Avec ses différentes marques commerciales (Movistar en Espagne et en Amérique latine, O2 en Europe, et Vivo au Brésil) et ses 300 millions de clients, Telefónica est la plus grosse entreprise européenne de télécommunications, cinquième au niveau mondial. Entreprise publique jusqu’en 1999, elle fut alors privatisée par le gouvernement Aznar (droite), qui avait mis à sa tête un ami de la famille, Juan Villalonga. L’entreprise, largement bénéficiaire, comptait plus de 70 000 travailleurs. Après plusieurs plans sociaux, ils ne sont plus aujourd’hui que 21 000 à être employés directement par la multinationale Telefónica, qui recourt de plus en plus à des sous-traitants. Environ 100 000 employés travaillent ainsi pour le compte de Telefónica, mais dépendent d’une centaine d’entreprises sous-traitantes différentes (voire sous-sous-traitantes) ou ont un statut de travailleurs indépendants (un peu différent de celui d’auto-entrepreneur). Ceux-ci sont souvent d’anciens travailleurs de la boîte mère, qu’on a licenciés en leur promettant des contrats s’ils devenaient indépendants, la multinationale n’ayant plus à payer pour eux la sécurité sociale et autres cotisations.

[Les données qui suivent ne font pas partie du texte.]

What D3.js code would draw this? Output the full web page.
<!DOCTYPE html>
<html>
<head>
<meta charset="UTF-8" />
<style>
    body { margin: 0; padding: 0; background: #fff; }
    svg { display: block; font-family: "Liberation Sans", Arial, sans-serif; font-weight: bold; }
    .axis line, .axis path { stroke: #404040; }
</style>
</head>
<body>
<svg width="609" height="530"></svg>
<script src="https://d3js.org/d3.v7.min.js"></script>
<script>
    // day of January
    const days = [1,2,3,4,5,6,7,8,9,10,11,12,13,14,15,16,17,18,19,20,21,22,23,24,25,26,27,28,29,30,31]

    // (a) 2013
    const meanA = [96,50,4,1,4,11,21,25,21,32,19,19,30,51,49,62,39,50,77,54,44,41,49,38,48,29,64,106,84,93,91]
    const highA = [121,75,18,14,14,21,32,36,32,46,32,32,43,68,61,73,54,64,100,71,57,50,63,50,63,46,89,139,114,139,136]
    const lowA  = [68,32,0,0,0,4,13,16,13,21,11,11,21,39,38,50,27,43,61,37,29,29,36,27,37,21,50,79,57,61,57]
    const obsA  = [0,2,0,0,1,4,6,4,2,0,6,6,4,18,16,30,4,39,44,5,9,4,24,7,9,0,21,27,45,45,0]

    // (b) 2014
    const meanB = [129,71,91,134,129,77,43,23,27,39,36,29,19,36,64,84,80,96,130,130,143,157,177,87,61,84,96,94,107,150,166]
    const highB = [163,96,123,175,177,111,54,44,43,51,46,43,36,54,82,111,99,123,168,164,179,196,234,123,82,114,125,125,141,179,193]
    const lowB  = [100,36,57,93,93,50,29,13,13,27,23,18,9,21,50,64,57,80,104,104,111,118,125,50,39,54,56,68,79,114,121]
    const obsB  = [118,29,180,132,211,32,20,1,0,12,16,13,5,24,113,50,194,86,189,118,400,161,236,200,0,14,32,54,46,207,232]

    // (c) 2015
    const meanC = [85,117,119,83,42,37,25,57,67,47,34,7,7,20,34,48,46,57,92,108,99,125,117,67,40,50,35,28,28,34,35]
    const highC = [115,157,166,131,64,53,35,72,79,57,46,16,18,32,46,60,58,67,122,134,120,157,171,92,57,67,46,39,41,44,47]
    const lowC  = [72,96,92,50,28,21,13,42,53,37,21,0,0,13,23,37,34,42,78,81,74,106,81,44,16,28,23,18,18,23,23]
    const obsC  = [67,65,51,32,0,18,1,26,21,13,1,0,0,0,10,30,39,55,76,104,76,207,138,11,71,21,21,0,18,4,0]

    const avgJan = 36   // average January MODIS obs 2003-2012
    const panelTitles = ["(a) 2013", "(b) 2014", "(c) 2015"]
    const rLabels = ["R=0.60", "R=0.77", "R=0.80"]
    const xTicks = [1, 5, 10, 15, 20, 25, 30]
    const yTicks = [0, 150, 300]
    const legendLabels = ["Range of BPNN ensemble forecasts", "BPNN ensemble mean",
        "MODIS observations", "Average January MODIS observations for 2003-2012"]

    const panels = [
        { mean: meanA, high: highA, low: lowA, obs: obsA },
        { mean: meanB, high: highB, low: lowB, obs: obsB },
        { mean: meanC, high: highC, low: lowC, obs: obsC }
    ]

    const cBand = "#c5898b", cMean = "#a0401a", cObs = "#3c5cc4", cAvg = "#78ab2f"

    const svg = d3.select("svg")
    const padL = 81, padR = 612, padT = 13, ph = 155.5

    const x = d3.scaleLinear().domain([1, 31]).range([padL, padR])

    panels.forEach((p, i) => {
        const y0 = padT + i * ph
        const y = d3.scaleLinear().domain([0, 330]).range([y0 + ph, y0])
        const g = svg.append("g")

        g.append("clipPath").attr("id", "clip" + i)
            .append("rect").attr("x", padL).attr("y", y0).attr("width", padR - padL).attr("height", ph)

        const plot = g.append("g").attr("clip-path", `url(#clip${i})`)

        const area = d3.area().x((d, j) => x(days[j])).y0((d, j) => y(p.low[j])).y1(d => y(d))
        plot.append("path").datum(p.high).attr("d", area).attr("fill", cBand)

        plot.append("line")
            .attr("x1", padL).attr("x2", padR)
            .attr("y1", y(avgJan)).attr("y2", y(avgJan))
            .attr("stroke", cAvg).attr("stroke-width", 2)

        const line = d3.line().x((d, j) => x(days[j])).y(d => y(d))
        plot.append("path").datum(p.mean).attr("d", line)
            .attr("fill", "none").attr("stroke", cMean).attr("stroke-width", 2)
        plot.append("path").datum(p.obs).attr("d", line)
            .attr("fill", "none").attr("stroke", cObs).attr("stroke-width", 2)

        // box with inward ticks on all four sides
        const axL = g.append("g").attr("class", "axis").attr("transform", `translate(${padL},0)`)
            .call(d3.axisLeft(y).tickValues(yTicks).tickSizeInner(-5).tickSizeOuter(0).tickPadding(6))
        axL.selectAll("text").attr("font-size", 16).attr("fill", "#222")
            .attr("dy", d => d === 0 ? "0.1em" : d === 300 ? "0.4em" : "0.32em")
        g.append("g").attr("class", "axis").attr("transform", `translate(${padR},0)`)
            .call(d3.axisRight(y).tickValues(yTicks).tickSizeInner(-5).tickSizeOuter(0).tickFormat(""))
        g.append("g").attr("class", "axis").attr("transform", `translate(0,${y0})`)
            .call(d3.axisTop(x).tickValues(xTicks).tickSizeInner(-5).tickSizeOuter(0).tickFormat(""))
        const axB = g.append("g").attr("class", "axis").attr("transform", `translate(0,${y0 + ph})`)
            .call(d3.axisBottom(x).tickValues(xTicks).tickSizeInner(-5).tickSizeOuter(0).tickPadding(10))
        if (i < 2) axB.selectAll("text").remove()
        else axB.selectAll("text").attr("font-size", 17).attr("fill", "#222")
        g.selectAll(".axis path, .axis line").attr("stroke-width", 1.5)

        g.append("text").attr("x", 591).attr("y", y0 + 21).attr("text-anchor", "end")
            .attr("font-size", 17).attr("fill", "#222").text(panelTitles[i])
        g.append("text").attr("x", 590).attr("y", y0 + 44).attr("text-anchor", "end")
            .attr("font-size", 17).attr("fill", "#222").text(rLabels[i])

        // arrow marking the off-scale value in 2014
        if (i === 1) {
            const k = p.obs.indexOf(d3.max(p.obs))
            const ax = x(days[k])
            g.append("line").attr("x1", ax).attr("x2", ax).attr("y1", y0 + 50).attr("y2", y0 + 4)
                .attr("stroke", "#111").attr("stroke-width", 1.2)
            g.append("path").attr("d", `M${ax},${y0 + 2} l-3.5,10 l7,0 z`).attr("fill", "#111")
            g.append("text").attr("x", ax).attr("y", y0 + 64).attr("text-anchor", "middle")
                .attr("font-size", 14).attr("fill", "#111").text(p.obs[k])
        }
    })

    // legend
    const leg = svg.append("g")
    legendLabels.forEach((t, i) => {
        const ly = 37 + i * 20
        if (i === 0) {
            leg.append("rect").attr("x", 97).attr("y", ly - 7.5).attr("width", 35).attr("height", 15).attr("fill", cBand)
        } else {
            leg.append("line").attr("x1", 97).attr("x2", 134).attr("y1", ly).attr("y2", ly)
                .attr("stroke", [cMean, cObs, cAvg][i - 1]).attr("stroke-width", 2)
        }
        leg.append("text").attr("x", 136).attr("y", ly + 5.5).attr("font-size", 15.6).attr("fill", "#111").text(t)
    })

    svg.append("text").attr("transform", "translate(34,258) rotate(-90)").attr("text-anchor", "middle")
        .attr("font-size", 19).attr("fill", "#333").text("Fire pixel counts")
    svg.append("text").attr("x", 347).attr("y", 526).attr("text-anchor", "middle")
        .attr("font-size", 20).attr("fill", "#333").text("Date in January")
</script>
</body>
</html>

[1AST : l’Alternative syndicale des travailleurs fut créée en 1993 par des travailleurs de Teléfonica, anciens militants de l’UGT et des CCOO pour la plupart, qui dénonçaient la complicité des grandes centrales syndicales dans le démantèlement de l’entreprise de service public et dans les attaques contre les conditions de travail. Lors des élections professionnelles de mai 2015 à Telefónica, l’AST est arrivée en tête à Madrid et Barcelone (sur des listes communes avec CoBas), en troisième position à l’échelle du pays. Ils ont une position non négligeable dans certaines entreprises sous-traitantes de Telefónica. Des militants du PCPE (Parti communiste des peuples d’Espagne), scission du Parti communiste espagnol y interviennent notamment.

[2CGT : Confédération générale du travail, qui se réclame de l’anarcho-syndicalisme.

[3CoBas : les Commissions de base furent créées en 2006 par des militants du secteur critique des CCOO. Elles sont implantées chez Telefónica, notamment à Barcelone, où elles collaborent avec l’AST. Le groupe trotskyste Corriente roja y intervient en priorité.